— BEGIN —
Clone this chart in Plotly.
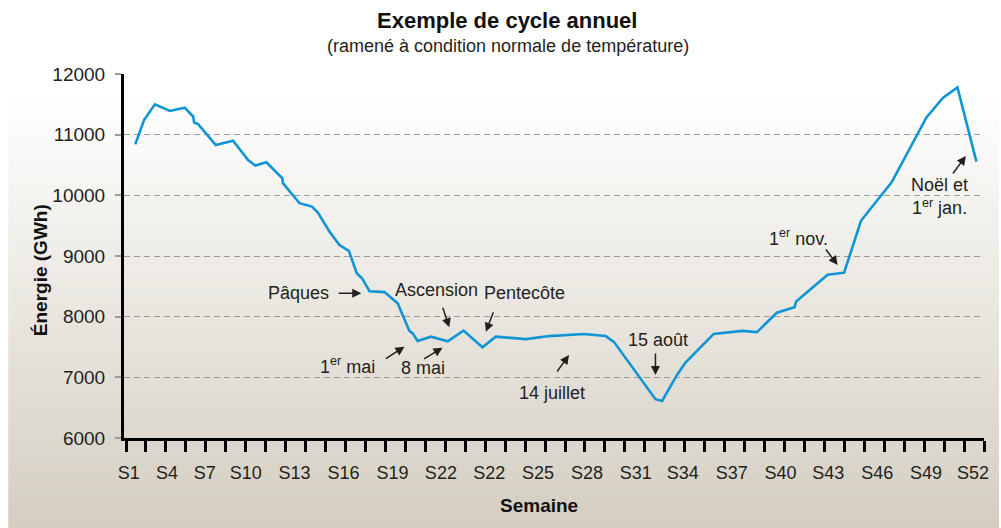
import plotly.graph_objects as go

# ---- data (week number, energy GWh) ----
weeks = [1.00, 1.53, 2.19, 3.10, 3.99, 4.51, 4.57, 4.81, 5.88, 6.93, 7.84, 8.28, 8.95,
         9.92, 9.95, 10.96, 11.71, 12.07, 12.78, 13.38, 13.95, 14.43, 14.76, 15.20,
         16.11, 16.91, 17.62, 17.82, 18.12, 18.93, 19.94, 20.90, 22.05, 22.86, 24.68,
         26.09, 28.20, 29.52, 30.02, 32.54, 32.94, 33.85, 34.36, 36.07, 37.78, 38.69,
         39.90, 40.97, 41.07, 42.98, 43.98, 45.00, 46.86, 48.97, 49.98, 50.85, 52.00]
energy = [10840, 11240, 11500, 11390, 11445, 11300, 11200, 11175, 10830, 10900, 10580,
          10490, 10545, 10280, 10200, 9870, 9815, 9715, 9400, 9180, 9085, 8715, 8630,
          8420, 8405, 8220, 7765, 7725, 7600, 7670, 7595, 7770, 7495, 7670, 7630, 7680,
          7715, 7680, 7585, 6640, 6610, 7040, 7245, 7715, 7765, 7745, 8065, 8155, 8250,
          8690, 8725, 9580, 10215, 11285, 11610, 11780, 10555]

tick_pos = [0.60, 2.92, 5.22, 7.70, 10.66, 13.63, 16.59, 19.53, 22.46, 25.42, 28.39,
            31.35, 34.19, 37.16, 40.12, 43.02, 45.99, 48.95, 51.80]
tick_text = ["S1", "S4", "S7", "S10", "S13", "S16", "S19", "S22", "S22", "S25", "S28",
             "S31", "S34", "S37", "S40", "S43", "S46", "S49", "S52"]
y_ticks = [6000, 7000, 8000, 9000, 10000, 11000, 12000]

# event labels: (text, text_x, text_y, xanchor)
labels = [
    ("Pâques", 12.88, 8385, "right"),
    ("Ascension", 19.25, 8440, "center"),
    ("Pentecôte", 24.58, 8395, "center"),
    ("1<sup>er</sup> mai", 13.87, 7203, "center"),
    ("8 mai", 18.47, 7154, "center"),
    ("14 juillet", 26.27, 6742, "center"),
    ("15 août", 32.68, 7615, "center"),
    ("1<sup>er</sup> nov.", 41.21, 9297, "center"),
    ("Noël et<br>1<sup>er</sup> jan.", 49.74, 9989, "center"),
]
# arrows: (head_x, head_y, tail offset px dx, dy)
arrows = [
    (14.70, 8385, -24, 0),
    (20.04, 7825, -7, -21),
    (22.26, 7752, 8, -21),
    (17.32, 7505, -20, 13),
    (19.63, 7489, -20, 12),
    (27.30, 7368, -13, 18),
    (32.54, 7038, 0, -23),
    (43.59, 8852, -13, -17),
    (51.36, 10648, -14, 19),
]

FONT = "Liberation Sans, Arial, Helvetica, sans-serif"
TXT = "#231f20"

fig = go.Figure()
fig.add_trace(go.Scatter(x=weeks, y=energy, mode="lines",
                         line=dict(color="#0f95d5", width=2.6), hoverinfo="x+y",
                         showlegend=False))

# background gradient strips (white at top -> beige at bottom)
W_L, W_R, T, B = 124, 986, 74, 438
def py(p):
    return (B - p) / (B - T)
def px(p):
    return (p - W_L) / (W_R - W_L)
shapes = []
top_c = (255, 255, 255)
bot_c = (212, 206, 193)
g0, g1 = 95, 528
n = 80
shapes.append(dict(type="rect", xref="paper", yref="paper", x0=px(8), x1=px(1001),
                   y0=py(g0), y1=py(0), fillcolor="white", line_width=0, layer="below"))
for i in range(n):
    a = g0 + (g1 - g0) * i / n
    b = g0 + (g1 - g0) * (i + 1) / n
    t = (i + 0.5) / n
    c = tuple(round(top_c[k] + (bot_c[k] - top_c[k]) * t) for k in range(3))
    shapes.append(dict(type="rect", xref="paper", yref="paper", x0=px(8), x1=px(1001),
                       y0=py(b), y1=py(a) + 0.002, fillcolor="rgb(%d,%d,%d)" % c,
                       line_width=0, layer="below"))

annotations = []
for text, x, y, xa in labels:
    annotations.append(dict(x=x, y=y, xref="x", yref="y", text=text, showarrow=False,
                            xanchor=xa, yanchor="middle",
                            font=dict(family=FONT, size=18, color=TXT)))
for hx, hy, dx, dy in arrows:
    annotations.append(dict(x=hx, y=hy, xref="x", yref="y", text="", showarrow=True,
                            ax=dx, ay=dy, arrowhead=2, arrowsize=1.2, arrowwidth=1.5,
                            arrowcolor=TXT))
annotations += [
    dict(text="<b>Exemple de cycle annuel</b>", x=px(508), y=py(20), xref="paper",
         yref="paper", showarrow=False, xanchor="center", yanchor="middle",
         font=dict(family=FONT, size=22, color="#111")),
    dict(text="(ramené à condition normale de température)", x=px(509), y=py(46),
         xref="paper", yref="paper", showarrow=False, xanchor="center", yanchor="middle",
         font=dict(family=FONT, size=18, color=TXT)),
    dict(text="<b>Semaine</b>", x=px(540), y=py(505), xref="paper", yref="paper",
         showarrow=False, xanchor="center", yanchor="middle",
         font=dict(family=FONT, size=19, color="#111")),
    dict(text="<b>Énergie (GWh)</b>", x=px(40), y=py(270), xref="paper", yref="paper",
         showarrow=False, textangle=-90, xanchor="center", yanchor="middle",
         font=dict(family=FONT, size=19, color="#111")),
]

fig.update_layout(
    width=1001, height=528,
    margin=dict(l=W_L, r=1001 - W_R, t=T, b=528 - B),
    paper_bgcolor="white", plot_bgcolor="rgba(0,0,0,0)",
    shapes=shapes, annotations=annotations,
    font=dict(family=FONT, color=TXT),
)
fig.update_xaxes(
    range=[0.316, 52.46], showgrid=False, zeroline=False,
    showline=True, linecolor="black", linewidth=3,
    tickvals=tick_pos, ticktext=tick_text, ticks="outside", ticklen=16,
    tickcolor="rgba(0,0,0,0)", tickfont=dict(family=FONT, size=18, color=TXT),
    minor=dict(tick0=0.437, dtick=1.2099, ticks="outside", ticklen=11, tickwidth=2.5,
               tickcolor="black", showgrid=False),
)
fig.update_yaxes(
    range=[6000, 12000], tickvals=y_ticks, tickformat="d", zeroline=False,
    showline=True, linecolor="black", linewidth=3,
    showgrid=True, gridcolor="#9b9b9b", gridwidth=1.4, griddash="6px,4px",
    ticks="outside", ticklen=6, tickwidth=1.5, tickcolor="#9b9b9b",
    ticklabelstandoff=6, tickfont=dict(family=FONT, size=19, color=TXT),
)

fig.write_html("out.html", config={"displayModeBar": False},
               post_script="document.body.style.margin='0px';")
— END —
Stated exercise ▸ Repeat the data exactly, without the pictures.

Exercise answer ▸
Clone this chart in Plotly.
import plotly.graph_objects as go

# ---- data (week number, energy GWh) ----
weeks = [1.00, 1.53, 2.19, 3.10, 3.99, 4.51, 4.57, 4.81, 5.88, 6.93, 7.84, 8.28, 8.95,
         9.92, 9.95, 10.96, 11.71, 12.07, 12.78, 13.38, 13.95, 14.43, 14.76, 15.20,
         16.11, 16.91, 17.62, 17.82, 18.12, 18.93, 19.94, 20.90, 22.05, 22.86, 24.68,
         26.09, 28.20, 29.52, 30.02, 32.54, 32.94, 33.85, 34.36, 36.07, 37.78, 38.69,
         39.90, 40.97, 41.07, 42.98, 43.98, 45.00, 46.86, 48.97, 49.98, 50.85, 52.00]
energy = [10840, 11240, 11500, 11390, 11445, 11300, 11200, 11175, 10830, 10900, 10580,
          10490, 10545, 10280, 10200, 9870, 9815, 9715, 9400, 9180, 9085, 8715, 8630,
          8420, 8405, 8220, 7765, 7725, 7600, 7670, 7595, 7770, 7495, 7670, 7630, 7680,
          7715, 7680, 7585, 6640, 6610, 7040, 7245, 7715, 7765, 7745, 8065, 8155, 8250,
          8690, 8725, 9580, 10215, 11285, 11610, 11780, 10555]

tick_pos = [0.60, 2.92, 5.22, 7.70, 10.66, 13.63, 16.59, 19.53, 22.46, 25.42, 28.39,
            31.35, 34.19, 37.16, 40.12, 43.02, 45.99, 48.95, 51.80]
tick_text = ["S1", "S4", "S7", "S10", "S13", "S16", "S19", "S22", "S22", "S25", "S28",
             "S31", "S34", "S37", "S40", "S43", "S46", "S49", "S52"]
y_ticks = [6000, 7000, 8000, 9000, 10000, 11000, 12000]

# event labels: (text, text_x, text_y, xanchor)
labels = [
    ("Pâques", 12.88, 8385, "right"),
    ("Ascension", 19.25, 8440, "center"),
    ("Pentecôte", 24.58, 8395, "center"),
    ("1<sup>er</sup> mai", 13.87, 7203, "center"),
    ("8 mai", 18.47, 7154, "center"),
    ("14 juillet", 26.27, 6742, "center"),
    ("15 août", 32.68, 7615, "center"),
    ("1<sup>er</sup> nov.", 41.21, 9297, "center"),
    ("Noël et<br>1<sup>er</sup> jan.", 49.74, 9989, "center"),
]
# arrows: (head_x, head_y, tail offset px dx, dy)
arrows = [
    (14.70, 8385, -24, 0),
    (20.04, 7825, -7, -21),
    (22.26, 7752, 8, -21),
    (17.32, 7505, -20, 13),
    (19.63, 7489, -20, 12),
    (27.30, 7368, -13, 18),
    (32.54, 7038, 0, -23),
    (43.59, 8852, -13, -17),
    (51.36, 10648, -14, 19),
]

FONT = "Liberation Sans, Arial, Helvetica, sans-serif"
TXT = "#231f20"

fig = go.Figure()
fig.add_trace(go.Scatter(x=weeks, y=energy, mode="lines",
                         line=dict(color="#0f95d5", width=2.6), hoverinfo="x+y",
                         showlegend=False))

# background gradient strips (white at top -> beige at bottom)
W_L, W_R, T, B = 124, 986, 74, 438
def py(p):
    return (B - p) / (B - T)
def px(p):
    return (p - W_L) / (W_R - W_L)
shapes = []
top_c = (255, 255, 255)
bot_c = (212, 206, 193)
g0, g1 = 95, 528
n = 80
shapes.append(dict(type="rect", xref="paper", yref="paper", x0=px(8), x1=px(1001),
                   y0=py(g0), y1=py(0), fillcolor="white", line_width=0, layer="below"))
for i in range(n):
    a = g0 + (g1 - g0) * i / n
    b = g0 + (g1 - g0) * (i + 1) / n
    t = (i + 0.5) / n
    c = tuple(round(top_c[k] + (bot_c[k] - top_c[k]) * t) for k in range(3))
    shapes.append(dict(type="rect", xref="paper", yref="paper", x0=px(8), x1=px(1001),
                       y0=py(b), y1=py(a) + 0.002, fillcolor="rgb(%d,%d,%d)" % c,
                       line_width=0, layer="below"))

annotations = []
for text, x, y, xa in labels:
    annotations.append(dict(x=x, y=y, xref="x", yref="y", text=text, showarrow=False,
                            xanchor=xa, yanchor="middle",
                            font=dict(family=FONT, size=18, color=TXT)))
for hx, hy, dx, dy in arrows:
    annotations.append(dict(x=hx, y=hy, xref="x", yref="y", text="", showarrow=True,
                            ax=dx, ay=dy, arrowhead=2, arrowsize=1.2, arrowwidth=1.5,
                            arrowcolor=TXT))
annotations += [
    dict(text="<b>Exemple de cycle annuel</b>", x=px(508), y=py(20), xref="paper",
         yref="paper", showarrow=False, xanchor="center", yanchor="middle",
         font=dict(family=FONT, size=22, color="#111")),
    dict(text="(ramené à condition normale de température)", x=px(509), y=py(46),
         xref="paper", yref="paper", showarrow=False, xanchor="center", yanchor="middle",
         font=dict(family=FONT, size=18, color=TXT)),
    dict(text="<b>Semaine</b>", x=px(540), y=py(505), xref="paper", yref="paper",
         showarrow=False, xanchor="center", yanchor="middle",
         font=dict(family=FONT, size=19, color="#111")),
    dict(text="<b>Énergie (GWh)</b>", x=px(40), y=py(270), xref="paper", yref="paper",
         showarrow=False, textangle=-90, xanchor="center", yanchor="middle",
         font=dict(family=FONT, size=19, color="#111")),
]

fig.update_layout(
    width=1001, height=528,
    margin=dict(l=W_L, r=1001 - W_R, t=T, b=528 - B),
    paper_bgcolor="white", plot_bgcolor="rgba(0,0,0,0)",
    shapes=shapes, annotations=annotations,
    font=dict(family=FONT, color=TXT),
)
fig.update_xaxes(
    range=[0.316, 52.46], showgrid=False, zeroline=False,
    showline=True, linecolor="black", linewidth=3,
    tickvals=tick_pos, ticktext=tick_text, ticks="outside", ticklen=16,
    tickcolor="rgba(0,0,0,0)", tickfont=dict(family=FONT, size=18, color=TXT),
    minor=dict(tick0=0.437, dtick=1.2099, ticks="outside", ticklen=11, tickwidth=2.5,
               tickcolor="black", showgrid=False),
)
fig.update_yaxes(
    range=[6000, 12000], tickvals=y_ticks, tickformat="d", zeroline=False,
    showline=True, linecolor="black", linewidth=3,
    showgrid=True, gridcolor="#9b9b9b", gridwidth=1.4, griddash="6px,4px",
    ticks="outside", ticklen=6, tickwidth=1.5, tickcolor="#9b9b9b",
    ticklabelstandoff=6, tickfont=dict(family=FONT, size=19, color=TXT),
)

fig.write_html("out.html", config={"displayModeBar": False},
               post_script="document.body.style.margin='0px';")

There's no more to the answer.